According to the initial reporting, Kuwaiti air defenses intercepted a Fateh-110 ballistic missile but falling debris struck the base, causing the injuries and material damage. That account, attributed to people with knowledge of the strike, underscores that even successful interceptions can produce deadly consequences when defense systems aren’t backed up by sufficient hardening and dispersal of assets.

This incident is not an isolated flare-up but another in a string of Iranian attacks that have targeted U.S. and allied positions across the region, testing deterrence and the limits of restraint. While some in Washington and abroad talk of ceasefires and deals, the hard reality is that vague diplomacy without enforceable consequences invites more strikes on American personnel and equipment.

Political leaders and military planners must answer plainly: how many wounded and how many damaged drones will it take before policy shifts from reactive statements to real deterrence?
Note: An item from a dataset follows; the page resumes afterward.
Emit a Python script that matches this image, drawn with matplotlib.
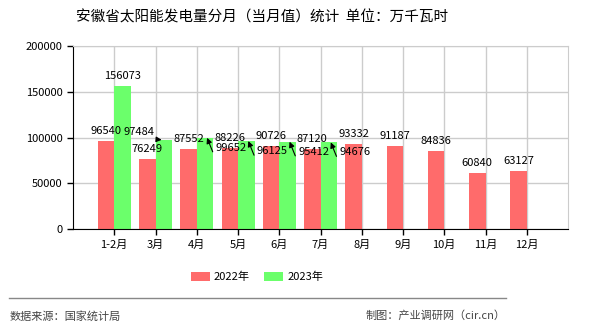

The nation owes its service members a strategy that protects them, not one that repeatedly leaves them exposed because of wishful thinking about Tehran’s intentions.

Accountability matters — robust, timely responses and tighter protection for forward bases are essential if the United States intends to stop these attacks from becoming normalized. U.S. leadership should prioritize concrete measures to secure forces and assets, demonstrate credible consequences for aggression, and make clear that attacks on American facilities will not be tolerated.